Die Bilder sprechen eine deutliche Sprache: Das Alter hat verschiedene Gesichter. Lebenssituationen und Lebensentwürfe älterer Menschen sind unterschiedlich und die Vielfalt des Lebens hängt nicht mit der biografischen Spanne zusammen, die hinter einem liegt. Die Ausstellung soll auch ein Forum sein, um den Themenkomplex in die breite öffentliche Diskussion zu bringen. Die Vorstellungen vom Leben im Alter sollen erneuert und veränderte Perspektiven ermöglicht werden. Auch jüngere Menschen werden angeregt, über ihr Bild vom Alter nachzudenken und dieses zu überprüfen.
Neben dem Lorscher Bürgermeister Christian Schönung (54) nahm auch die Erste Kreisbeigeordnete Diana Stolz (47) an der Vernissage teil. Die Gesundheitsdezernentin appellierte zum Hinterfragen der eigenen Altersbilder – die Ausstellung könne dabei wichtige Impulse bieten.

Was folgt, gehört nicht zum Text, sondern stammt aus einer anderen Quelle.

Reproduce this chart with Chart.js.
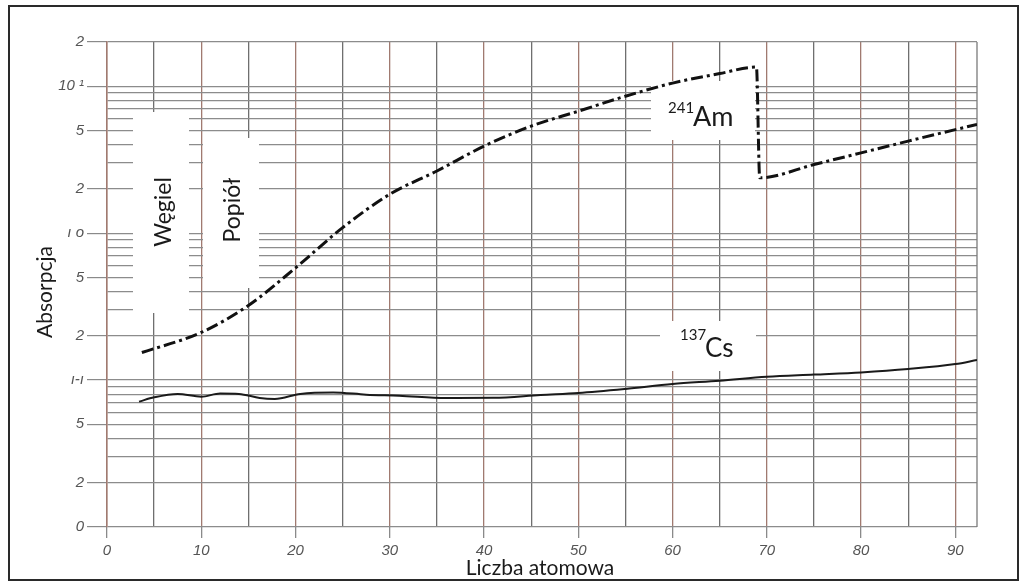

Auch die Heppenheimerin Susanne Hagen, seit 2022 Vorsitzende des Kreisseniorenbeirats Bergstraße, ist davon überzeugt, dass die Motive in der Lage seien, persönliche Haltungen und Konzepte herauszufordern. Die in Lorsch gezeigte Wanderausstellung vermittele einen wertschätzenden, aber auch prüfenden Blick auf die Facetten des alternden Menschen.